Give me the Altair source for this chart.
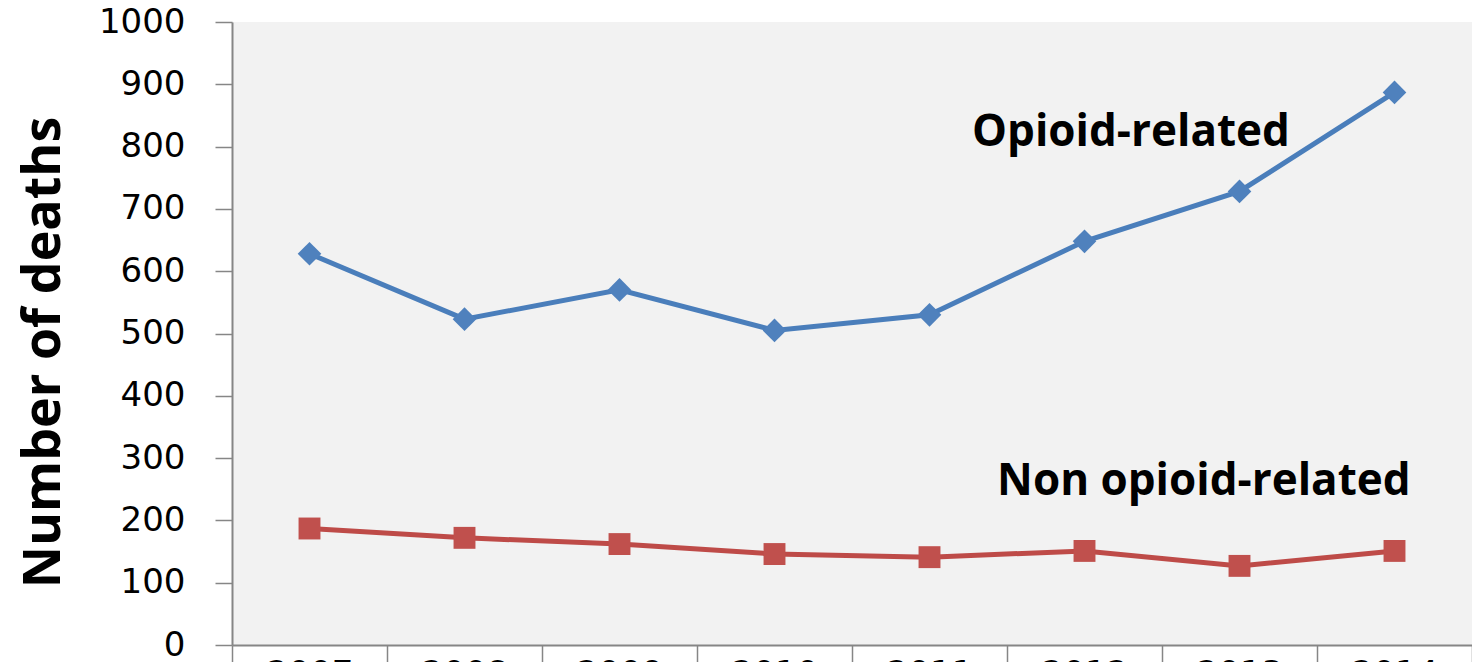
import altair as alt
import pandas as pd

# ---- data ----
years = ["2007", "2008", "2009", "2010", "2011", "2012", "2013", "2014"]
opioid_deaths = [628, 523, 570, 505, 530, 648, 728, 887]
non_opioid_deaths = [187, 172, 162, 146, 141, 151, 127, 151]
series_names = ["Opioid-related", "Non opioid-related"]
y_tick_values = [0, 100, 200, 300, 400, 500, 600, 700, 800, 900, 1000]

df = pd.DataFrame({
    "year": years * 2,
    "deaths": opioid_deaths + non_opioid_deaths,
    "series": [series_names[0]] * len(years) + [series_names[1]] * len(years),
})

# annotation anchors (in data units)
ann_opioid = pd.DataFrame({"label": [series_names[0]], "year": ["2012"], "deaths": [822]})
ann_non = pd.DataFrame({"label": [series_names[1]], "year": ["2013"], "deaths": [262]})

AXIS_GRAY = "#868686"

x_scale = alt.Scale(type="band", domain=years, paddingInner=0, paddingOuter=0)
y_scale = alt.Scale(domain=[0, 1000], nice=False, zero=True)

x_axis = alt.Axis(
    title=None, tickBand="extent", tickSize=24, labelPadding=-12,
    labelFont="DejaVu Sans", labelFontSize=34, labelColor="#000000",
    labelAngle=0, domainColor=AXIS_GRAY, tickColor=AXIS_GRAY,
    domainWidth=2, tickWidth=1.5, grid=False, labelOverlap=False,
)
y_axis = alt.Axis(
    title="Number of deaths", values=y_tick_values, format="d", tickSize=17, labelPadding=30,
    labelFont="DejaVu Sans", labelFontSize=34, labelColor="#000000",
    domainColor=AXIS_GRAY, tickColor=AXIS_GRAY, domainWidth=2, tickWidth=1.5,
    grid=False, titleFont="Open Sans", titleFontWeight="bold", titleFontSize=52,
    titleColor="#000000", titleX=-173, titleY=330, titleAngle=270,
    titleBaseline="alphabetic", titleAlign="center",
)


def xy(band=0.5):
    return dict(
        x=alt.X("year:O", scale=x_scale, axis=x_axis, bandPosition=band),
        y=alt.Y("deaths:Q", scale=y_scale, axis=y_axis),
    )


base = alt.Chart(df)
layers = []
styles = [
    (series_names[0], "#4a7ebb", "#4f81bd", "diamond", 560),
    (series_names[1], "#be4b48", "#c0504d", "square", 480),
]
for name, line_color, marker_color, shape, msize in styles:
    sub = base.transform_filter(alt.datum.series == name)
    layers.append(sub.mark_line(color=line_color, strokeWidth=5).encode(**xy()))
    layers.append(
        sub.mark_point(shape=shape, filled=True, size=msize, color=marker_color, opacity=1)
        .encode(**xy())
    )

text_style = dict(font="Open Sans", fontWeight="bold", fontSize=44, color="#000000",
                  align="center", baseline="middle")
layers.append(alt.Chart(ann_opioid).mark_text(**text_style).encode(text="label:N", **xy(0.8)))
layers.append(alt.Chart(ann_non).mark_text(**text_style).encode(text="label:N", **xy(0.27)))

chart = (
    alt.layer(*layers)
    .properties(
        width=1240, height=623,
        padding={"left": 232, "top": 22, "right": 0, "bottom": 60},
        autosize=alt.AutoSizeParams(type="none"),
        background="white",
    )
    .configure_view(fill="#f2f2f2", strokeWidth=0)
)

chart.save("out.html", embed_options={"renderer": "svg", "actions": False})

▸ SHORT TASK
All of the lines above should be printed exactly, minus the pictures.

▸ FULL SOLUTION
Give me the Altair source for this chart.
import altair as alt
import pandas as pd

# ---- data ----
years = ["2007", "2008", "2009", "2010", "2011", "2012", "2013", "2014"]
opioid_deaths = [628, 523, 570, 505, 530, 648, 728, 887]
non_opioid_deaths = [187, 172, 162, 146, 141, 151, 127, 151]
series_names = ["Opioid-related", "Non opioid-related"]
y_tick_values = [0, 100, 200, 300, 400, 500, 600, 700, 800, 900, 1000]

df = pd.DataFrame({
    "year": years * 2,
    "deaths": opioid_deaths + non_opioid_deaths,
    "series": [series_names[0]] * len(years) + [series_names[1]] * len(years),
})

# annotation anchors (in data units)
ann_opioid = pd.DataFrame({"label": [series_names[0]], "year": ["2012"], "deaths": [822]})
ann_non = pd.DataFrame({"label": [series_names[1]], "year": ["2013"], "deaths": [262]})

AXIS_GRAY = "#868686"

x_scale = alt.Scale(type="band", domain=years, paddingInner=0, paddingOuter=0)
y_scale = alt.Scale(domain=[0, 1000], nice=False, zero=True)

x_axis = alt.Axis(
    title=None, tickBand="extent", tickSize=24, labelPadding=-12,
    labelFont="DejaVu Sans", labelFontSize=34, labelColor="#000000",
    labelAngle=0, domainColor=AXIS_GRAY, tickColor=AXIS_GRAY,
    domainWidth=2, tickWidth=1.5, grid=False, labelOverlap=False,
)
y_axis = alt.Axis(
    title="Number of deaths", values=y_tick_values, format="d", tickSize=17, labelPadding=30,
    labelFont="DejaVu Sans", labelFontSize=34, labelColor="#000000",
    domainColor=AXIS_GRAY, tickColor=AXIS_GRAY, domainWidth=2, tickWidth=1.5,
    grid=False, titleFont="Open Sans", titleFontWeight="bold", titleFontSize=52,
    titleColor="#000000", titleX=-173, titleY=330, titleAngle=270,
    titleBaseline="alphabetic", titleAlign="center",
)


def xy(band=0.5):
    return dict(
        x=alt.X("year:O", scale=x_scale, axis=x_axis, bandPosition=band),
        y=alt.Y("deaths:Q", scale=y_scale, axis=y_axis),
    )


base = alt.Chart(df)
layers = []
styles = [
    (series_names[0], "#4a7ebb", "#4f81bd", "diamond", 560),
    (series_names[1], "#be4b48", "#c0504d", "square", 480),
]
for name, line_color, marker_color, shape, msize in styles:
    sub = base.transform_filter(alt.datum.series == name)
    layers.append(sub.mark_line(color=line_color, strokeWidth=5).encode(**xy()))
    layers.append(
        sub.mark_point(shape=shape, filled=True, size=msize, color=marker_color, opacity=1)
        .encode(**xy())
    )

text_style = dict(font="Open Sans", fontWeight="bold", fontSize=44, color="#000000",
                  align="center", baseline="middle")
layers.append(alt.Chart(ann_opioid).mark_text(**text_style).encode(text="label:N", **xy(0.8)))
layers.append(alt.Chart(ann_non).mark_text(**text_style).encode(text="label:N", **xy(0.27)))

chart = (
    alt.layer(*layers)
    .properties(
        width=1240, height=623,
        padding={"left": 232, "top": 22, "right": 0, "bottom": 60},
        autosize=alt.AutoSizeParams(type="none"),
        background="white",
    )
    .configure_view(fill="#f2f2f2", strokeWidth=0)
)

chart.save("out.html", embed_options={"renderer": "svg", "actions": False})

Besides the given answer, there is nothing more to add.